- [The exercise] Repeat the full listing below verbatim and keep the images out.

- [Data section]
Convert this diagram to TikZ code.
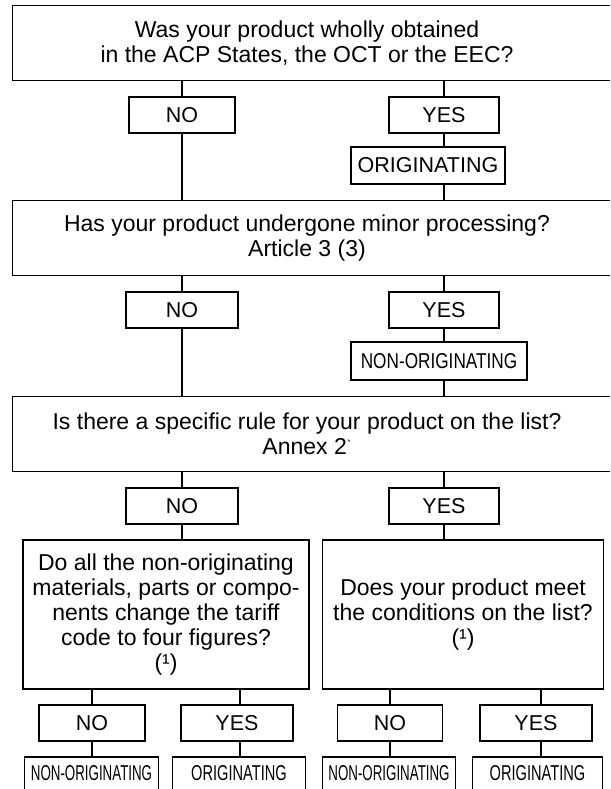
\documentclass[tikz,border=0pt]{standalone}
\usepackage{fontspec}
\setmainfont{Liberation Sans}
\usepackage{graphicx}
\newcommand\myq{\fontsize{23}{25}\selectfont}
\newcommand\myl{\fontsize{21.5}{22}\selectfont}
\newcommand\mycond[2]{\scalebox{#1}[1]{#2}}
\tikzset{
  qopen/.style={minimum height=74pt, inner sep=0pt, align=center, font=\myq},
  bigq/.style={draw, line width=1.3pt, minimum height=149pt, inner sep=0pt, align=center, font=\myq},
  lab/.style={draw, line width=1.3pt, minimum height=36pt, inner sep=0pt, font=\myl},
  res/.style={draw, line width=1.3pt, minimum height=37pt, inner sep=0pt, font=\myl},
  botres/.style={minimum height=32pt, inner sep=0pt, font=\myl},
  conn/.style={line width=1.1pt},
  edge/.style={line width=1.3pt}
}
\begin{document}
\begin{tikzpicture}[x=1pt,y=-1pt]
\useasboundingbox (0,0) rectangle (610,789);
\coordinate (E) at (610,0);
% question boxes open at the right
\node[qopen, minimum width=588pt] (q1) at (307,43) {Was your product wholly obtained\\in the ACP States, the OCT or the EEC?};
\draw[edge] (E |- q1.north) -- (q1.north west) -- (q1.south west) -- (E |- q1.south);
\node[lab, minimum width=106pt] (no1) at (182,115) {NO};
\node[lab, minimum width=110pt] (yes1) at (444,115) {YES};
\node[res, minimum width=154pt] (org1) at (428,165.5) {ORIGINATING};
\node[qopen, minimum width=588pt] (q2) at (307,238) {Has your product undergone minor processing?\\Article 3 (3)};
\draw[edge] (E |- q2.north) -- (q2.north west) -- (q2.south west) -- (E |- q2.south);
\node[lab, minimum width=112pt] (no2) at (182,310) {NO};
\node[lab, minimum width=110pt] (yes2) at (444,310) {YES};
\node[res, minimum width=176pt, minimum height=38pt] (non2) at (439,361) {\mycond{0.8}{NON-ORIGINATING}};
\node[qopen, minimum width=588pt] (q3) at (307,434) {Is there a specific rule for your product on the list?\\Annex 2\raisebox{0.35ex}{\fontsize{14}{14}\selectfont\textasciigrave}};
\draw[edge] (E |- q3.north) -- (q3.north west) -- (q3.south west) -- (E |- q3.south);
\node[lab, minimum width=112pt] (no3) at (182,506) {NO};
\node[lab, minimum width=110pt] (yes3) at (444,506) {YES};
\node[bigq, minimum width=286pt] (L) at (166,614.5) {Do all the non-originating\\materials, parts or compo-\\nents change the tariff\\code to four figures?\\(¹)};
\node[bigq, minimum width=281pt] (R) at (463,614.5) {Does your product meet\\the conditions on the list?\\(¹)};
\node[lab, minimum width=106pt] (no4) at (92,723) {NO};
\node[lab, minimum width=112pt] (yes4) at (237,723) {YES};
\node[lab, minimum width=105pt] (no5) at (390,723) {NO};
\node[lab, minimum width=112pt] (yes5) at (536,723) {YES};
\node[botres, minimum width=133pt, anchor=north] (r1) at (91.5,757) {\mycond{0.62}{NON-ORIGINATING}};
\node[botres, minimum width=132pt, anchor=north] (r2) at (239,757) {\mycond{0.68}{ORIGINATING}};
\node[botres, minimum width=132pt, anchor=north] (r3) at (389,757) {\mycond{0.62}{NON-ORIGINATING}};
\node[botres, minimum width=129pt, anchor=north] (r4) at (537.5,757) {\mycond{0.68}{ORIGINATING}};
\foreach \r in {r1,r2,r3,r4}{
  \draw[edge] (\r.south west) -- (\r.north west) -- (\r.north east) -- (\r.south east);
}
% connectors
\draw[conn] (q1.south -| no1) -- (no1);
\draw[conn] (q1.south -| yes1) -- (yes1);
\draw[conn] (no1) -- (q2.north -| no1);
\draw[conn] (yes1) -- (org1.north -| yes1);
\draw[conn] (org1.south -| yes1) -- (q2.north -| yes1);
\draw[conn] (q2.south -| no2) -- (no2);
\draw[conn] (q2.south -| yes2) -- (yes2);
\draw[conn] (no2) -- (q3.north -| no2);
\draw[conn] (yes2) -- (non2.north -| yes2);
\draw[conn] (non2.south -| yes2) -- (q3.north -| yes2);
\draw[conn] (q3.south -| no3) -- (no3);
\draw[conn] (q3.south -| yes3) -- (yes3);
\draw[conn] (no3) -- (L.north -| no3);
\draw[conn] (yes3) -- (R.north -| yes3);
\draw[conn] (L.south -| no4) -- (no4);
\draw[conn] (no4) -- (r1.north -| no4);
\draw[conn] (L.south -| yes4.north) ++(3,0) coordinate (c4) (c4) -- (yes4.north -| c4);
\draw[conn] (yes4.south -| c4) -- (r2.north -| c4);
\draw[conn] (R.south -| no5) -- (no5);
\draw[conn] (no5) -- (r3.north -| no5);
\draw[conn] (R.south -| yes5.north) ++(5,0) coordinate (c5) (c5) -- (yes5.north -| c5);
\draw[conn] (yes5.south -| c5) -- (r4.north -| c5);
\end{tikzpicture}
\end{document}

- [Full response]
Convert this diagram to TikZ code.
\documentclass[tikz,border=0pt]{standalone}
\usepackage{fontspec}
\setmainfont{Liberation Sans}
\usepackage{graphicx}
\newcommand\myq{\fontsize{23}{25}\selectfont}
\newcommand\myl{\fontsize{21.5}{22}\selectfont}
\newcommand\mycond[2]{\scalebox{#1}[1]{#2}}
\tikzset{
  qopen/.style={minimum height=74pt, inner sep=0pt, align=center, font=\myq},
  bigq/.style={draw, line width=1.3pt, minimum height=149pt, inner sep=0pt, align=center, font=\myq},
  lab/.style={draw, line width=1.3pt, minimum height=36pt, inner sep=0pt, font=\myl},
  res/.style={draw, line width=1.3pt, minimum height=37pt, inner sep=0pt, font=\myl},
  botres/.style={minimum height=32pt, inner sep=0pt, font=\myl},
  conn/.style={line width=1.1pt},
  edge/.style={line width=1.3pt}
}
\begin{document}
\begin{tikzpicture}[x=1pt,y=-1pt]
\useasboundingbox (0,0) rectangle (610,789);
\coordinate (E) at (610,0);
% question boxes open at the right
\node[qopen, minimum width=588pt] (q1) at (307,43) {Was your product wholly obtained\\in the ACP States, the OCT or the EEC?};
\draw[edge] (E |- q1.north) -- (q1.north west) -- (q1.south west) -- (E |- q1.south);
\node[lab, minimum width=106pt] (no1) at (182,115) {NO};
\node[lab, minimum width=110pt] (yes1) at (444,115) {YES};
\node[res, minimum width=154pt] (org1) at (428,165.5) {ORIGINATING};
\node[qopen, minimum width=588pt] (q2) at (307,238) {Has your product undergone minor processing?\\Article 3 (3)};
\draw[edge] (E |- q2.north) -- (q2.north west) -- (q2.south west) -- (E |- q2.south);
\node[lab, minimum width=112pt] (no2) at (182,310) {NO};
\node[lab, minimum width=110pt] (yes2) at (444,310) {YES};
\node[res, minimum width=176pt, minimum height=38pt] (non2) at (439,361) {\mycond{0.8}{NON-ORIGINATING}};
\node[qopen, minimum width=588pt] (q3) at (307,434) {Is there a specific rule for your product on the list?\\Annex 2\raisebox{0.35ex}{\fontsize{14}{14}\selectfont\textasciigrave}};
\draw[edge] (E |- q3.north) -- (q3.north west) -- (q3.south west) -- (E |- q3.south);
\node[lab, minimum width=112pt] (no3) at (182,506) {NO};
\node[lab, minimum width=110pt] (yes3) at (444,506) {YES};
\node[bigq, minimum width=286pt] (L) at (166,614.5) {Do all the non-originating\\materials, parts or compo-\\nents change the tariff\\code to four figures?\\(¹)};
\node[bigq, minimum width=281pt] (R) at (463,614.5) {Does your product meet\\the conditions on the list?\\(¹)};
\node[lab, minimum width=106pt] (no4) at (92,723) {NO};
\node[lab, minimum width=112pt] (yes4) at (237,723) {YES};
\node[lab, minimum width=105pt] (no5) at (390,723) {NO};
\node[lab, minimum width=112pt] (yes5) at (536,723) {YES};
\node[botres, minimum width=133pt, anchor=north] (r1) at (91.5,757) {\mycond{0.62}{NON-ORIGINATING}};
\node[botres, minimum width=132pt, anchor=north] (r2) at (239,757) {\mycond{0.68}{ORIGINATING}};
\node[botres, minimum width=132pt, anchor=north] (r3) at (389,757) {\mycond{0.62}{NON-ORIGINATING}};
\node[botres, minimum width=129pt, anchor=north] (r4) at (537.5,757) {\mycond{0.68}{ORIGINATING}};
\foreach \r in {r1,r2,r3,r4}{
  \draw[edge] (\r.south west) -- (\r.north west) -- (\r.north east) -- (\r.south east);
}
% connectors
\draw[conn] (q1.south -| no1) -- (no1);
\draw[conn] (q1.south -| yes1) -- (yes1);
\draw[conn] (no1) -- (q2.north -| no1);
\draw[conn] (yes1) -- (org1.north -| yes1);
\draw[conn] (org1.south -| yes1) -- (q2.north -| yes1);
\draw[conn] (q2.south -| no2) -- (no2);
\draw[conn] (q2.south -| yes2) -- (yes2);
\draw[conn] (no2) -- (q3.north -| no2);
\draw[conn] (yes2) -- (non2.north -| yes2);
\draw[conn] (non2.south -| yes2) -- (q3.north -| yes2);
\draw[conn] (q3.south -| no3) -- (no3);
\draw[conn] (q3.south -| yes3) -- (yes3);
\draw[conn] (no3) -- (L.north -| no3);
\draw[conn] (yes3) -- (R.north -| yes3);
\draw[conn] (L.south -| no4) -- (no4);
\draw[conn] (no4) -- (r1.north -| no4);
\draw[conn] (L.south -| yes4.north) ++(3,0) coordinate (c4) (c4) -- (yes4.north -| c4);
\draw[conn] (yes4.south -| c4) -- (r2.north -| c4);
\draw[conn] (R.south -| no5) -- (no5);
\draw[conn] (no5) -- (r3.north -| no5);
\draw[conn] (R.south -| yes5.north) ++(5,0) coordinate (c5) (c5) -- (yes5.north -| c5);
\draw[conn] (yes5.south -| c5) -- (r4.north -| c5);
\end{tikzpicture}
\end{document}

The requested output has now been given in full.